Second, two Post readers sent letters to the editor that criticized an executive for the Washington, D.C.’s top-rated radio station — commercial news-talk outlet WTOP FM — for questioning NPR’s continued claim on taxpayers’ money, given the up-scale nature of the network’s building.

Then, Jim Farley, the WTOP executive in question, reasserted his point in a June 27 Post letter of his own:

“NPR just built a luxurious new headquarters that includes a café with chefs, a gym with a trainer, a staffed wellness center, plug-ins for electric cars and other perks. Does an organization that well-heeled still need taxpayer money?”

Farley’s complete letter follows:

Letter to the Editor

NPR doesn’t need taxpayer support
“Charles H. Ellis III and Brian Ecker [“Throwing stones at NPR’s building,” letters, June 25] missed the point I made in the June 22 [Post] Style article, “Broadcasting their discontent.” NPR just built a luxurious new headquarters that includes a cafe with chefs, a gym with a trainer, a staffed wellness center, plug-ins for electric cars and other perks.

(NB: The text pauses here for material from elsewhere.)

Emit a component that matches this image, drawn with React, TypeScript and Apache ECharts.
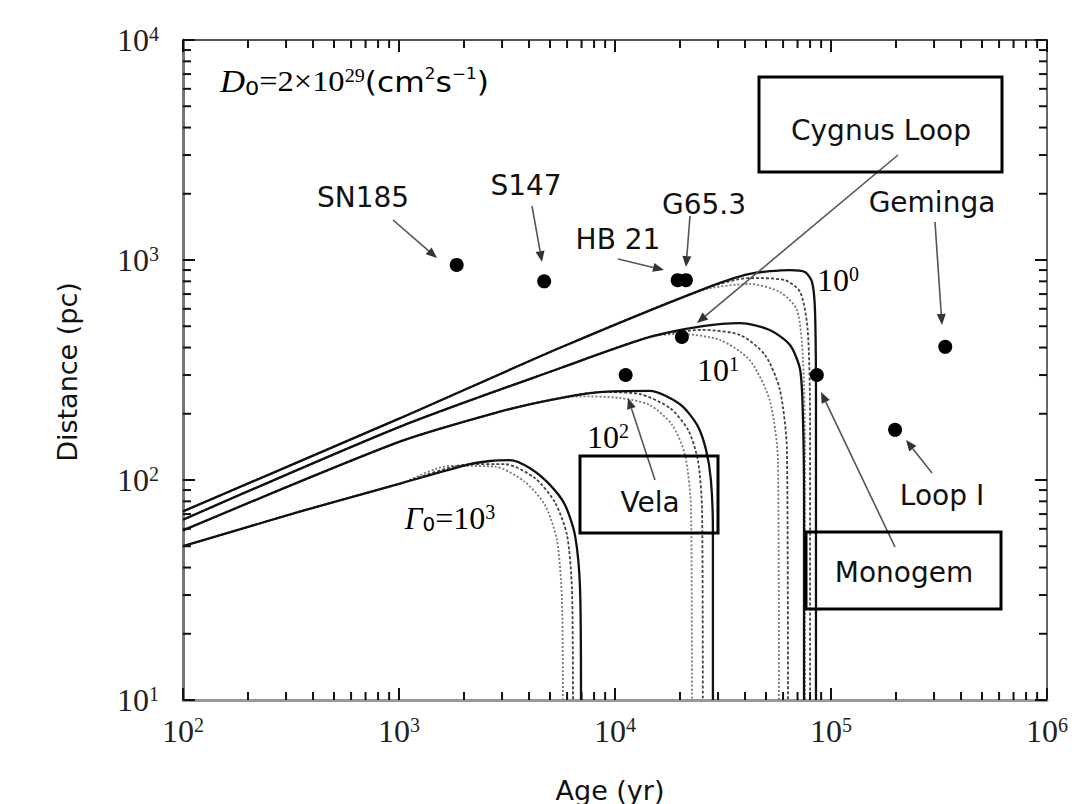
import React, { useEffect, useRef } from "react";
import * as echarts from "echarts";

// ---- data (age in yr, distance in pc) ----
const ageExtent = [100, 1000000];
const distExtent = [10, 10000];

// F0 = 10^0
const g0Solid = [[100, 72], [1000, 190], [5600, 400], [25000, 730], [42000, 864], [64600, 900], [75800, 882], [81700, 794], [84300, 593], [85200, 231], [85200, 10]];
const g0DotA = [[100, 72], [1000, 190], [5600, 400], [25000, 730], [42000, 828], [61000, 811], [72000, 715], [78000, 481], [80000, 187], [80000, 10]];
const g0DotB = [[100, 72], [1000, 190], [5600, 400], [25000, 725], [42000, 778], [58000, 715], [69600, 593], [74200, 351], [75800, 137], [75800, 10]];
// F0 = 10^1
const g1Solid = [[100, 66], [1000, 174], [5600, 323], [14500, 447], [25500, 501], [38000, 517], [52000, 481], [64600, 411], [72000, 316], [74200, 187], [75000, 81], [75000, 10]];
const g1DotA = [[100, 66], [1000, 174], [5600, 323], [14500, 447], [25500, 481], [38000, 456], [49500, 370], [58000, 257], [62500, 137], [63200, 10]];
const g1DotB = [[100, 66], [1000, 174], [5600, 323], [14500, 447], [20000, 461], [30600, 433], [42000, 351], [52000, 231], [56800, 123], [57400, 10]];
// F0 = 10^2
const g2Solid = [[100, 59], [1000, 149], [2900, 204], [5000, 231], [8500, 251], [14500, 254], [20000, 221], [24000, 178], [26400, 137], [27800, 100], [28400, 59], [28400, 10]];
const g2DotA = [[100, 59], [1000, 149], [2900, 204], [5000, 231], [8500, 251], [13000, 246], [18000, 212], [21800, 169], [24200, 123], [25300, 73], [25500, 10]];
const g2DotB = [[100, 59], [1000, 149], [2900, 204], [5000, 231], [6900, 240], [10500, 236], [14500, 219], [18400, 178], [21100, 130], [22500, 73], [22700, 10]];
// F0 = 10^3
const g3Solid = [[100, 50], [350, 72], [1000, 96], [2130, 118], [2640, 122], [3260, 123], [4040, 113], [5000, 95], [5870, 77], [6530, 56], [6890, 32], [6960, 10]];
const g3DotA = [[100, 50], [350, 72], [1000, 96], [2130, 118], [3100, 118], [4260, 102], [5280, 79], [6000, 56], [6320, 32], [6390, 10]];
const g3DotB = [[100, 50], [350, 72], [1000, 96], [1720, 116], [2780, 115], [3830, 98], [4740, 77], [5390, 53], [5680, 28.5], [5740, 10]];

// supernova remnants
const snrNames = ["SN185", "S147", "HB 21", "G65.3", "Cygnus Loop", "Vela", "Monogem", "Geminga", "Loop I"];
const snrAges = [1850, 4700, 19500, 21300, 20400, 11200, 86000, 338000, 198000];
const snrDists = [950, 800, 810, 810, 447, 300, 300, 403, 169];

// ---- styles ----
const SERIF = "Liberation Serif";
const SANS = "DejaVu Sans";
const tickRich = {
  b: { fontSize: 32, fontFamily: SERIF, color: "#222" },
  s: { fontSize: 20, fontFamily: SERIF, color: "#222", verticalAlign: "top" },
};
const expLabel = (v: number) => `{b|10}{s|${Math.round(Math.log10(v))}}`;

const solidStyle = { color: "#111", width: 2.3, type: "solid" };
const dotAStyle = { color: "#444", width: 1.8, type: [3, 2] };
const dotBStyle = { color: "#777", width: 1.8, type: [2, 2] };

function curve(name: string, data: number[][], ls: any, z: number) {
  return {
    name,
    type: "line",
    data,
    showSymbol: false,
    smooth: 0.25,
    lineStyle: ls,
    silent: true,
    z,
  };
}

// minor ticks (2..9 x 10^k) drawn through the axes' own scales
function minorTickData() {
  const out: number[][] = [];
  for (let k = 2; k <= 5; k++)
    for (let m = 2; m <= 9; m++) {
      const t = m * Math.pow(10, k);
      out.push([t, distExtent[0], 0], [t, distExtent[1], 1]);
    }
  for (let k = 1; k <= 3; k++)
    for (let m = 2; m <= 9; m++) {
      const d = m * Math.pow(10, k);
      out.push([ageExtent[0], d, 2], [ageExtent[1], d, 3]);
    }
  return out;
}

function arrow(x1: number, y1: number, x2: number, y2: number) {
  const ang = Math.atan2(y2 - y1, x2 - x1);
  const L = 11, W = 4.5;
  const bx = x2 - L * Math.cos(ang), by = y2 - L * Math.sin(ang);
  const px = -Math.sin(ang) * W, py = Math.cos(ang) * W;
  return [
    { type: "line", shape: { x1, y1, x2: bx, y2: by }, style: { stroke: "#555", lineWidth: 1.6 }, z: 50 },
    { type: "polygon", shape: { points: [[x2, y2], [bx + px, by + py], [bx - px, by - py]] }, style: { fill: "#333" }, z: 50 },
  ];
}

function label(text: string, x: number, y: number, extra: any = {}) {
  return {
    type: "text",
    x, y, z: 60,
    style: { text, fill: "#111", font: `28px '${SANS}'`, align: "center", verticalAlign: "middle", ...extra },
  };
}

function box(x: number, y: number, w: number, h: number) {
  return { type: "rect", shape: { x, y, width: w, height: h }, style: { fill: "none", stroke: "#000", lineWidth: 3 }, z: 55 };
}

const labRich = {
  b: { fontSize: 32, fontFamily: SERIF, color: "#222" },
  s: { fontSize: 20, fontFamily: SERIF, color: "#222", verticalAlign: "top" },
  it: { fontSize: 31, fontFamily: SERIF, fontStyle: "italic", color: "#222" },
  sub: { fontSize: 20, fontFamily: SANS, color: "#222", verticalAlign: "bottom" },
  n: { fontSize: 29, fontFamily: SERIF, color: "#222" },
  sup: { fontSize: 18, fontFamily: SERIF, color: "#222", verticalAlign: "top" },
  t: { fontSize: 28, fontFamily: SANS, color: "#222" },
  tsup: { fontSize: 15, fontFamily: SANS, color: "#222", verticalAlign: "top" },
};

function richText(text: string, x: number, y: number, align = "center", sx = 1) {
  return {
    type: "text", x, y, z: 60, scaleX: sx,
    style: { text, rich: labRich, align, verticalAlign: "middle" },
  };
}

export default function App() {
  const ref = useRef<HTMLDivElement>(null);
  useEffect(() => {
    const chart = echarts.init(ref.current!, null, { renderer: "svg" });
    const graphic: any[] = [
      richText("{it|D}{sub|0}{n|=2×10}{sup|29}{t|(cm}{tsup|2}{t|s}{tsup|−1}{t|)}", 220, 82, "left", 1.12),
      label("SN185", 363, 197), ...arrow(393, 220, 437, 258),
      label("S147", 526, 185), ...arrow(532, 206, 542, 262),
      label("HB 21", 618, 239), ...arrow(618, 259, 664, 270),
      label("G65.3", 704, 204), ...arrow(690, 216, 686, 267),
      box(759, 77, 243, 95), label("Cygnus Loop", 881, 130), ...arrow(898, 155, 697, 323),
      label("Geminga", 932, 202), ...arrow(935, 222, 942, 325),
      box(580, 456, 138, 77), label("Vela", 650, 502), ...arrow(655, 480, 628, 398),
      box(806, 532, 195, 77), label("Monogem", 904, 572), ...arrow(895, 547, 821, 392),
      label("Loop I", 942, 495), ...arrow(932, 473, 906, 440),
      richText("{b|10}{s|0}", 838, 280),
      richText("{b|10}{s|1}", 718, 370),
      richText("{b|10}{s|2}", 608, 437),
      richText("{it|Γ}{sub|0}{b|=10}{s|3}", 450, 518),
      { type: "text", x: 67, y: 372, rotation: Math.PI / 2, z: 60,
        style: { text: "Distance (pc)", font: `27px '${SANS}'`, fill: "#111", align: "center", verticalAlign: "middle" } },
      { type: "text", x: 610, y: 790, z: 60,
        style: { text: "Age (yr)", font: `27px '${SANS}'`, fill: "#111", align: "center", verticalAlign: "middle" } },
    ];

    const option: any = {
      animation: false,
      backgroundColor: "#fff",
      grid: { left: 183, right: 32, top: 40, bottom: 104, containLabel: false },
      xAxis: [
        {
          type: "log", logBase: 10, min: ageExtent[0], max: ageExtent[1], position: "bottom",
          axisLine: { show: true, lineStyle: { color: "#999", width: 3 } },
          axisTick: { show: true, inside: true, length: 12, lineStyle: { color: "#111", width: 2 } },
          axisLabel: { margin: 15, formatter: expLabel, rich: tickRich },
          splitLine: { show: false },
        },
        {
          type: "log", logBase: 10, min: ageExtent[0], max: ageExtent[1], position: "top",
          axisLine: { show: true, lineStyle: { color: "#555", width: 2 } },
          axisTick: { show: true, inside: true, length: 12, lineStyle: { color: "#111", width: 2 } },
          axisLabel: { show: false }, splitLine: { show: false },
        },
      ],
      yAxis: [
        {
          type: "log", logBase: 10, min: distExtent[0], max: distExtent[1], position: "left",
          axisLine: { show: true, lineStyle: { color: "#777", width: 3 } },
          axisTick: { show: true, inside: true, length: 12, lineStyle: { color: "#111", width: 2 } },
          axisLabel: { margin: 24, formatter: expLabel, rich: tickRich },
          splitLine: { show: false },
        },
        {
          type: "log", logBase: 10, min: distExtent[0], max: distExtent[1], position: "right",
          axisLine: { show: true, lineStyle: { color: "#666", width: 2 } },
          axisTick: { show: true, inside: true, length: 12, lineStyle: { color: "#111", width: 2 } },
          axisLabel: { show: false }, splitLine: { show: false },
        },
      ],
      series: [
        curve("F0=1e3 B", g3DotB, dotBStyle, 2), curve("F0=1e3 A", g3DotA, dotAStyle, 2), curve("F0=1e3", g3Solid, solidStyle, 3),
        curve("F0=1e2 B", g2DotB, dotBStyle, 2), curve("F0=1e2 A", g2DotA, dotAStyle, 2), curve("F0=1e2", g2Solid, solidStyle, 3),
        curve("F0=1e1 B", g1DotB, dotBStyle, 2), curve("F0=1e1 A", g1DotA, dotAStyle, 2), curve("F0=1e1", g1Solid, solidStyle, 3),
        curve("F0=1e0 B", g0DotB, dotBStyle, 2), curve("F0=1e0 A", g0DotA, dotAStyle, 2), curve("F0=1e0", g0Solid, solidStyle, 3),
        {
          name: "SNR", type: "scatter", symbol: "circle", symbolSize: 14, z: 10,
          itemStyle: { color: "#000", opacity: 1 },
          data: snrAges.map((a, i) => ({ name: snrNames[i], value: [a, snrDists[i]] })),
        },
        {
          name: "minorTicks", type: "custom", clip: false, silent: true, z: 4,
          data: minorTickData(),
          renderItem: (_p: any, api: any) => {
            const p = api.coord([api.value(0), api.value(1)]);
            const dir = api.value(2);
            const len = 8;
            let x2 = p[0], y2 = p[1];
            if (dir === 0) y2 -= len; else if (dir === 1) y2 += len; else if (dir === 2) x2 += len; else x2 -= len;
            return { type: "line", shape: { x1: p[0], y1: p[1], x2, y2 }, style: { stroke: "#111", lineWidth: 2 } };
          },
        },
      ],
      graphic,
    };
    chart.setOption(option);
    return () => chart.dispose();
  }, []);
  return <div ref={ref} style={{ position: "absolute", left: 0, top: 0, width: 1079, height: 804, background: "#fff" }} />;
}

Does an organization that well-heeled still need taxpayer money?

NPR says it needed the new headquarters because it ran out of room in its old building. That’s because it is growing. It is a vibrant enterprise that can afford to do without taxpayer largesse. How much better for NPR’s independence as a news organization if it refused the King’s shilling? The construct that the organization has two piles of money, one to buy its dream home and another with federal dollars that fund operations, is so twisted it would get a small-business owner in big trouble with the IRS.

At a time when newspapers and other news organizations are practicing austerity, and all federal agencies are pinching pennies because of sequestration, it is fair to question the support our competitor, NPR, gets from the federal government.

Jim Farley, Washington
The writer is vice president of news and programming at WTOP.

Addendum — NPR Gets Tax Breaks Too

In a later article about the District of Columbia’s failure to provide promised low income housing (“In District, affordable-housing plan hasn’t delivered,” July 8), The Post referred to one neighborhood not far from the U.S. Capitol: “This spring, NPR moved in across the street. The city bestowed $40 million worth of tax abatements and froze property taxes for 20 years to keep the media organization in the city.”

“Supported by listeners like you,” is the oft-heard tag line for NPR broadcasts. To which perhaps should be added, “not to mention friends in high places and low-income residents of the District of Columbia waiting years for better housing they were told was on the way”?